The morning after, Alexander wakes up on the sofa he had fallen asleep the night before, after he prayed and made his promise to renounce his life for the sake of his son, his family and the world. Was it only a dream? Has it all happened? Regardless of what really took place, Alexander is now determined he cannot go back and he knows he must come through. While the others are having breakfast he leaves a note asking to not be disturbed because he couldn’t sleep the night before. When they leave for a walk, he puts his plan into action. Dressed in a black Buddhist-type robe with the yin-yang symbol on his back, Alexander sets his own house on fire. All the others hurry back to the scene in complete shock. Alexander tries to speak, but then quickly realizes he promised never to utter a word for as long as he lives. He is certain he made the right choice and his sacrifice saved the world. All the characters are there with him: Adelaide, Victor, Julia, Maria and Otto all confused and shocked to see Alexander in such state. The ambulance arrives and Alexander is taken away, surprisingly at his own will. Only Little Man – played by Tommy Kjellqvist – is not present. We see Little Man alone, carrying two buckets of water. He waters the dead tree, and lies down under it, resting his head on its trunk. Bach’s aria is plaintive: “Have mercy, My God, for the sake of my tears”. For the first time in the movie we hear Little Man speak. He recites the first sentence of the first verse of the Gospel of John: “In the beginning was the word”. Then he asks: “Why is that Papa?” The camera pedestals up to the top of the dead tree. The prayer is completed.
The Sacrifice is a movie to be watched over and over again. It’s a testament to humanity and artistic achievement of the highest quality in the history of film-making. Andrei Tarkovski knew very well what he wanted to convey and worked with artists and technicians who understood and trusted him unconditionally. Sven Nykvist was the cinematographer, and together with Tarkovski, applied considerable amounts of color reduction to the film. This technique gave the ethereal quality and range of emotions we experience in every shot. The bottom line: the cinematography is impeccable.
I could go on and on raving about The Sacrifice. It is a movie that needs to be watched quietly and attentively. It is a meditation on life; a universal call to prayer, but not in the religious sense of the word. The Sacrifice is not a religious movie, but it is a movie about the human spirit and its quest to improve the conditions of life. It touches the very core of our vulnerabilities as a species trying to come to terms with the complex world we have woven around us. It asks profound questions, but it does not give us any simplistic answers. It lays out the fabric of our lives before us so we can contemplate and investigate our motivations that clearly lead to the quality of life we are creating together. In a world where words do not mean much, Tarkovsky silently underscores the need for integration.
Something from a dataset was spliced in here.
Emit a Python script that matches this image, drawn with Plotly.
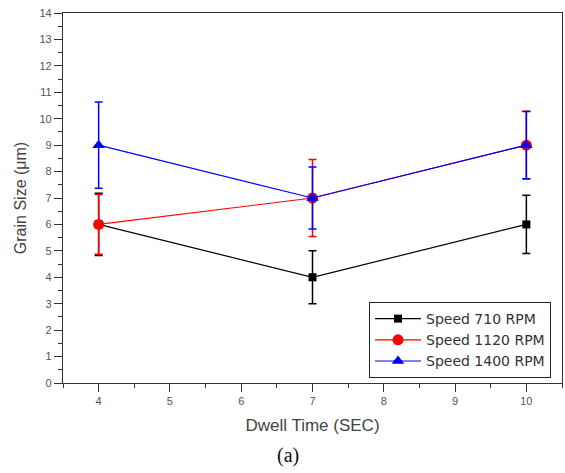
import plotly.graph_objects as go

dwell_time = [4, 7, 10]
names = ["Speed 710 RPM", "Speed 1120 RPM", "Speed 1400 RPM"]
grain_710 = [6, 4, 6]
err_710 = [1.18, 1.0, 1.1]
grain_1120 = [6, 7, 9]
err_1120 = [1.13, 1.46, 1.28]
grain_1400 = [9, 7, 9]
err_1400 = [1.63, 1.17, 1.27]

colors = ["#000000", "#ff0000", "#0000ff"]
symbols = ["square", "circle", "triangle-up"]
sizes = [8, 11, 11]
series = [grain_710, grain_1120, grain_1400]
errors = [err_710, err_1120, err_1400]

fig = go.Figure()
for name, ys, es, c, s, sz in zip(names, series, errors, colors, symbols, sizes):
    fig.add_trace(go.Scatter(
        x=dwell_time, y=ys, name=name, mode="lines+markers",
        line=dict(color=c, width=1.2),
        marker=dict(symbol=s, size=sz, color=c),
        error_y=dict(type="data", array=es, visible=True, color=c,
                     thickness=1.5, width=4),
    ))

font = "Liberation Sans, Arial, sans-serif"
fig.update_layout(
    width=565, height=473, autosize=False,
    margin=dict(l=63, r=2, t=13, b=90),
    paper_bgcolor="white", plot_bgcolor="white",
    showlegend=True,
    legend=dict(x=0.978, y=0.0135, xanchor="right", yanchor="bottom",
                bordercolor="#222", borderwidth=1, bgcolor="white",
                font=dict(family="DejaVu Sans, sans-serif", size=14, color="#333"),
                itemwidth=46, tracegroupgap=0),
    font=dict(family=font, color="#444"),
)
fig.update_xaxes(
    range=[3.5, 10.5], tickmode="array", tickvals=[4, 5, 6, 7, 8, 9, 10],
    ticks="outside", ticklen=8, tickwidth=1, tickcolor="#333",
    minor=dict(ticks="outside", ticklen=4, dtick=0.5, tick0=3.5, tickcolor="#333"),
    showline=True, linecolor="#333", linewidth=1.3, mirror=True,
    showgrid=False, zeroline=False,
    tickfont=dict(family=font, size=11, color="#555"),
    title=dict(text="Dwell Time (SEC)", font=dict(family=font, size=17, color="#444"), standoff=12),
)
fig.update_yaxes(
    range=[0, 14], tickmode="array", tickvals=list(range(0, 15)),
    ticks="outside", ticklen=8, tickwidth=1, tickcolor="#333",
    minor=dict(ticks="outside", ticklen=4, dtick=0.5, tick0=0, tickcolor="#333"),
    showline=True, linecolor="#333", linewidth=1.3, mirror=True,
    showgrid=False, zeroline=False,
    tickfont=dict(family=font, size=11, color="#555"),
    title=dict(text="Grain Size (μm)", font=dict(family=font, size=16, color="#444"), standoff=8),
)
fig.add_annotation(text="(a)", xref="paper", yref="paper", x=0.45, y=-0.195,
                   xanchor="center", yanchor="middle", showarrow=False,
                   font=dict(family="Liberation Serif, Times New Roman, serif", size=20, color="#111"))
post = ("document.body.style.margin='0';document.body.style.overflow='hidden';"
        "var gd=document.getElementById('{plot_id}');"
        "Plotly.relayout(gd,{width:565,height:473});")
fig.write_html("out.html", post_script=post, default_width="565px", default_height="473px",
               config={"displayModeBar": False})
Structurally speaking, the movie is also subjected to the overarching concept of the “eternal recurrence” which was introduced right from the beginning by Otto in his philosophical reflections with Alexander about Nietzsche. At the end, Little Man addresses the father when he asks his question about Creation. Alexander is gone and cannot provide him with any answers. Little Man is alone and God is silent. The answers must come from within. We are the creators unraveling the mystery of life.